Shibata's attitude carried the bulk of this match. He wasn't just going along and having an Okada match, his smug attitude made all rote strike exchanges feel different, getting inside Okada's head by showing him how much more effective his strikes were. I have no clue how Okada's face and neck weren't bruised and swollen by the end. Shibata was great throwing out these condescending punts, not going for the kill, but swatting at Okada's spine, smacking him in the back of the head with a boot, just picking away at him in painfully annoying fashion. The headbutt is what it is. It's no grosser than any clonking headbutt you've seen Ikeda or Kikuchi throw, but it is admittedly troubling knowing what we know happened to Shibata post match. If you found out several tape submitters died of testicular cancer from ball shots, you probably would have laughed a little less at those episodes of America's Funniest Home Videos. The headbutt is gross, made somewhat better by Shibata finishing the final 5 minutes of the match, locking on sick octopus holds on Okada, but never able to put him away. I do think they had Okada take a bit too much damage, as it didn't seem like Shibata took enough to go down for the count (if we only knew how badly damaged his body was...), but I liked how Okada was able to convey his fading strength through his weakening rainmakers, and I think this is the best conceived version of a "main event New Japan style" match that I have seen.
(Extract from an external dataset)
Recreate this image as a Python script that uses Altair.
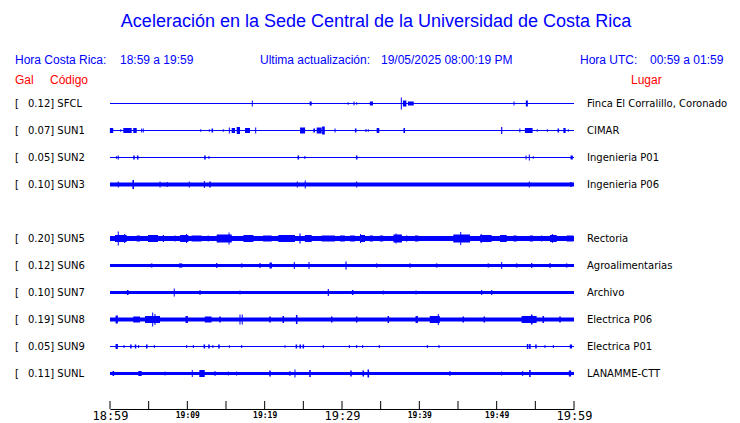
import altair as alt
import pandas as pd

# ---------------- data ----------------
codes = ["SFCL", "SUN1", "SUN2", "SUN3", "SUN5", "SUN6", "SUN7", "SUN8", "SUN9", "SUNL"]
slots = [0, 1, 2, 3, 5, 6, 7, 8, 9, 10]          # SUN4 slot is empty
peaks = [0.12, 0.07, 0.05, 0.10, 0.20, 0.12, 0.10, 0.19, 0.05, 0.11]
places = ["Finca El Corralillo, Coronado", "CIMAR", "Ingenieria P01", "Ingenieria P06",
          "Rectoria", "Agroalimentarias", "Archivo", "Electrica P06", "Electrica P01",
          "LANAMME-CTT"]
# noise-floor half amplitude of each trace (in trace units, 27 = row spacing)
noise_floor = [0.5, 0.5, 0.5, 2.0, 2.5, 1.5, 1.5, 2.0, 0.5, 1.5]

# bursts: (minute after 18:59, half amplitude, duration in minutes)
bursts = {
    "SFCL": [(18.4, 3, 0.13), (25.95, 2, 0.26), (30.8, 1.2, 0.13), (31.55, 2, 0.13),
             (31.9, 1.2, 0.13), (33.8, 2, 0.4), (37.67, 6, 0.13), (38.1, 3, 0.45),
             (38.9, 2, 0.75), (52.24, 2, 0.13), (53.9, 3, 0.26)],
    "SUN1": [(0.2, 2.5, 0.43), (1.38, 1.2, 0.13), (2.26, 2.5, 1.08), (3.23, 2.5, 0.45),
             (4.1, 2, 0.13), (4.3, 2, 0.13), (11.73, 1.2, 0.13), (12.84, 1.2, 0.13),
             (13.23, 2, 0.2), (14.65, 1.2, 0.13), (15.43, 3, 0.13), (15.95, 2.5, 0.43),
             (16.6, 3.5, 0.43), (17.78, 2.5, 0.65), (18.84, 3, 0.13), (24.9, 3, 0.65),
             (26.4, 2, 0.22), (27.05, 3, 0.65), (27.6, 4, 0.35), (29.1, 2, 0.13),
             (31.77, 2, 0.2), (33.1, 1.5, 0.13), (33.4, 1.2, 0.13), (34.65, 2.5, 0.34),
             (38.05, 2.5, 0.2), (50.65, 3.5, 0.15), (53.0, 2, 0.13), (54.15, 2.5, 1.0),
             (55.25, 1.2, 0.13), (56.55, 1.2, 0.13), (57.97, 2, 0.2), (58.77, 2.5, 0.3),
             (59.26, 1.2, 0.13)],
    "SUN2": [(0.87, 1.5, 0.13), (1.07, 2, 0.13), (3.1, 2, 0.2), (3.58, 2, 0.2),
             (12.28, 2, 0.2), (12.8, 1.5, 0.13), (24.35, 2, 0.2), (25.2, 1.5, 0.13),
             (31.9, 2, 0.2), (53.8, 2, 0.13), (54.22, 3, 0.13), (54.73, 1.2, 0.13),
             (59.7, 2, 0.3)],
    "SUN3": [(1.07, 3, 0.13), (3.0, 4.5, 0.2), (6.47, 3, 0.13), (7.4, 2.5, 0.13),
             (10.25, 3, 0.13), (12.2, 3.5, 0.13), (12.93, 3, 0.2), (24.22, 3, 0.13),
             (25.25, 4, 0.13), (31.9, 3, 0.13), (54.22, 3, 0.13), (59.6, 2.5, 0.2)],
    "SUN5": [(1.07, 7, 0.13), (1.4, 3.5, 1.5), (1.9, 4.5, 0.13), (3.67, 3, 0.43),
             (5.56, 3.5, 1.3), (6.9, 3.5, 0.15), (8.4, 3, 0.15), (9.6, 3.5, 1.07),
             (9.9, 4.5, 0.13), (11.2, 3, 1.3), (12.7, 3, 0.15), (14.77, 4, 1.94),
             (15.39, 6, 0.13), (17.9, 3.5, 1.3), (20.35, 3, 1.1), (22.84, 3.5, 2.16),
             (24.57, 5, 0.15), (25.64, 3.5, 0.87), (28.24, 3, 1.72), (30.06, 3, 0.65),
             (31.36, 3, 0.65), (32.65, 3.5, 0.65), (32.4, 4.5, 0.13), (33.8, 3, 0.43),
             (35.1, 3, 0.43), (37.2, 4, 1.1), (37.0, 5, 0.13), (38.36, 3, 0.15),
             (39.65, 3, 0.43), (45.47, 4, 2.16), (45.35, 6.5, 0.13), (48.6, 3.5, 1.5),
             (48.0, 4.5, 0.13), (50.86, 3.5, 0.87), (52.37, 3, 0.43), (54.5, 3, 0.43),
             (55.82, 3, 0.15), (57.33, 3.5, 0.87), (57.2, 4.5, 0.13), (59.48, 3, 0.87)],
    "SUN6": [(5.39, 2, 0.2), (9.05, 2.5, 0.15), (9.27, 2, 0.2), (13.8, 2.5, 0.15),
             (17.03, 2, 0.2), (19.4, 2.5, 0.15), (20.78, 3, 0.3), (23.83, 3.5, 0.13),
             (25.73, 3.5, 0.13), (30.52, 4, 0.15), (34.48, 2, 0.2), (38.8, 2, 0.2),
             (42.24, 2, 0.2), (48.92, 2, 0.2), (50.65, 3.5, 0.13), (52.59, 2, 0.2),
             (54.53, 2.5, 0.15), (56.9, 2.5, 0.15), (59.05, 2, 0.2)],
    "SUN7": [(2.29, 2.5, 0.2), (8.31, 4, 0.13), (11.64, 2.5, 0.13), (16.81, 2, 0.13),
             (28.23, 3.5, 0.15), (31.38, 2.5, 0.2), (35.34, 2, 0.13), (39.57, 2, 0.13),
             (48.06, 2.5, 0.15), (49.36, 2.5, 0.15)],
    "SUN8": [(0.87, 4, 0.3), (3.44, 3, 0.87), (5.5, 3.5, 1.94), (5.52, 7, 0.13),
             (5.82, 5.5, 0.13), (9.92, 3.5, 0.3), (12.7, 3, 0.87), (14.22, 3, 0.2),
             (16.81, 5, 0.13), (17.1, 5, 0.13), (20.69, 3, 0.2), (22.41, 3.5, 0.2),
             (24.14, 4.5, 0.2), (28.67, 3, 0.2), (31.9, 3, 0.2), (35.99, 3.5, 0.2),
             (39.66, 3.5, 0.3), (42.0, 3.5, 1.3), (42.45, 5.5, 0.13), (45.68, 3, 0.2),
             (48.4, 3, 0.2), (54.2, 3.5, 1.94), (54.53, 5, 0.2), (56.03, 3.5, 0.2),
             (58.19, 3, 0.2)],
    "SUN9": [(0.87, 2.5, 0.3), (1.81, 1.5, 0.13), (2.7, 2, 0.2), (3.3, 2, 0.2),
             (3.7, 1.5, 0.13), (4.75, 2, 0.2), (5.73, 1.5, 0.13), (9.92, 1.5, 0.13),
             (10.77, 1.5, 0.13), (12.2, 2, 0.2), (12.8, 2, 0.2), (13.3, 1.5, 0.13),
             (14.09, 2, 0.2), (15.43, 1.2, 0.13), (17.03, 1.5, 0.13), (22.63, 1.2, 0.13),
             (24.1, 2, 0.2), (24.6, 2, 0.2), (25.0, 2, 0.2), (27.58, 1.5, 0.13),
             (30.94, 1.5, 0.13), (31.9, 1.5, 0.13), (32.68, 1.5, 0.13), (34.82, 1.5, 0.13),
             (41.03, 1.5, 0.13), (42.54, 1.5, 0.13), (54.0, 2.5, 0.2), (54.3, 2.5, 0.2),
             (55.08, 2, 0.2), (56.25, 1.5, 0.13), (57.32, 1.5, 0.13), (59.6, 2, 0.3)],
    "SUNL": [(0.43, 2.5, 0.2), (3.88, 2.5, 0.43), (7.11, 2, 0.13), (10.64, 3.5, 0.13),
             (11.9, 3.5, 0.7), (13.58, 2.5, 0.13), (15.3, 2, 0.13), (16.38, 2, 0.13),
             (20.69, 3, 0.2), (23.27, 2.5, 0.13), (23.92, 4, 0.13), (25.86, 3.5, 0.2),
             (31.16, 3, 0.2), (32.75, 3, 0.2), (33.4, 4, 0.2), (43.96, 2.5, 0.13),
             (50.65, 2, 0.13), (53.36, 2.5, 0.13), (54.3, 3.5, 0.2), (59.48, 3, 0.3)],
}

tick_minutes = list(range(0, 61, 5))
label_minutes = [0, 10, 20, 30, 40, 50, 60]
tick_labels = ["18:59", "19:09", "19:19", "19:29", "19:39", "19:49", "19:59"]

title_text = "Aceleración en la Sede Central de la Universidad de Costa Rica"
hdr_cr = ("Hora Costa Rica:", "18:59 a 19:59")
hdr_upd = ("Ultima actualización:", "19/05/2025 08:00:19 PM")
hdr_utc = ("Hora UTC:", "00:59 a 01:59")

# ---------------- layout ----------------
W, H = 464, 401
ROW = 27.0
FIRST = 95.5
BLUE = "#0000ff"

yscale = alt.Scale(domain=[-FIRST / ROW, (H - FIRST) / ROW], nice=False, zero=False, reverse=True)
xscale = alt.Scale(domain=[0, 60], nice=False, zero=False)

label_expr = "[" + ",".join("'%s'" % s for s in tick_labels) + "][round(datum.value / 10)]"
xaxis = alt.Axis(values=label_minutes, labelExpr=label_expr, ticks=False, tickSize=0,
                 domain=True, domainColor="black", domainWidth=1, grid=False, title=None,
                 labelFont="DejaVu Sans Mono",
                 labelFontSize={"condition": {"test": "datum.value % 30 == 0", "value": 12}, "value": 8},
                 labelFontWeight={"condition": {"test": "datum.value % 30 == 0", "value": "normal"}, "value": "bold"},
                 labelColor="black", labelPadding=6, labelBaseline="middle",
                 labelFlush=False, labelOverlap=False)


def X(field):
    return alt.X(field, type="quantitative", scale=xscale, axis=xaxis)


def Y(field):
    return alt.Y(field, type="quantitative", scale=yscale, axis=None)


rows = []
for code, slot, base in zip(codes, slots, noise_floor):
    rows.append({"code": code, "x": 0.0, "x2": 60.0,
                 "y": slot - base / ROW, "y2": slot + base / ROW})
    for t, amp, dur in bursts[code]:
        rows.append({"code": code, "x": t - dur / 2, "x2": t + dur / 2,
                     "y": slot - amp / ROW, "y2": slot + amp / ROW})
trace_df = pd.DataFrame(rows)

traces = alt.Chart(trace_df).mark_rect(color=BLUE, strokeWidth=0).encode(
    x=X("x"), x2="x2", y=Y("y"), y2="y2")

tick_df = pd.DataFrame({"t": tick_minutes})
ticks = alt.Chart(tick_df).mark_rule(color="black", strokeWidth=1).encode(
    x=X("t"), y=alt.value(H - 8), y2=alt.value(H))

st_df = pd.DataFrame({"slot": slots, "code": codes, "place": places,
                      "lab": ["%.2f] %s" % (p, c) for p, c in zip(peaks, codes)]})
lab_font = dict(font="DejaVu Sans", fontSize=10, color="black", baseline="middle", align="left")
br = alt.Chart(st_df).mark_text(text="[", **lab_font).encode(x=alt.value(15 - 110), y=Y("slot"))
lab = alt.Chart(st_df).mark_text(**lab_font).encode(x=alt.value(28 - 110), y=Y("slot"), text="lab:N")
plc = alt.Chart(st_df).mark_text(**lab_font).encode(x=alt.value(587 - 110), y=Y("slot"), text="place:N")


def htext(txt, px, py, color=BLUE, size=12, align="left"):
    return alt.Chart(pd.DataFrame({"t": [txt]})).mark_text(
        font="Liberation Sans", fontSize=size, color=color, align=align, baseline="middle"
    ).encode(x=alt.value(px - 110), y=alt.value(py - 8), text="t:N")


headers = [
    htext(title_text, 376, 22, size=18, align="center"),
    htext(hdr_cr[0], 15, 60), htext(hdr_cr[1], 120, 60),
    htext(hdr_upd[0], 260, 60), htext(hdr_upd[1], 381, 60),
    htext(hdr_utc[0], 580, 60), htext(hdr_utc[1], 650, 60),
    htext("Gal", 15, 80, color="#ff0000"), htext("Código", 50, 80, color="#ff0000"),
    htext("Lugar", 631, 80, color="#ff0000"),
]

chart = alt.layer(traces, ticks, br, lab, plc, *headers).properties(
    width=W, height=H,
    autosize=alt.AutoSizeParams(type="none"),
    padding={"left": 102, "top": 0, "right": 158, "bottom": 14},
    background="white",
).configure_view(stroke=None)

chart.save("out.html", embed_options={"renderer": "svg", "actions": False})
Shame about the effects of that style, though.

PAS: I was actively irritated at Eric for making me watch this, I have no desire to watch New Japan main event wrestling, and as someone who played high school football, college rugby and boxed in the golden gloves I am a little squeamish about brain injury (I am sure my brain scan looks like a bunch of old hot dog buns). Still I enjoyed this and Shibata sure went out on a hell of performance. Really dominant Shibata match which forced Okada to work from the bottom, which is where someone of his questionable offense belongs. Shibata also works better as a merciless killer, then as a guy doing 50/50 forearm exchanges. I loved Shibata tooling him on the mat, breaking out shootstyle submissions, and even British stuff from his Progress tours. This forces Okada to be the first guy to throw hands, and man does Okada get tooled. I loved the part where Shibata throws thirty or so short punches right to the jaw, and the kicks to the brain stem were grotesque. That headbutt was actually a great bit of wrestling drama, although man it is hard to watch with hindsight. I did like how Okada stepped it up with his shots, his forearms looked mostly good and that final rainmaker is the first time I have actually liked that move. I hated the no sell, and Okada's elbow drop is more CM Punk then Macho Man, but this was still about as much as I am going to like a 2017 Okada match.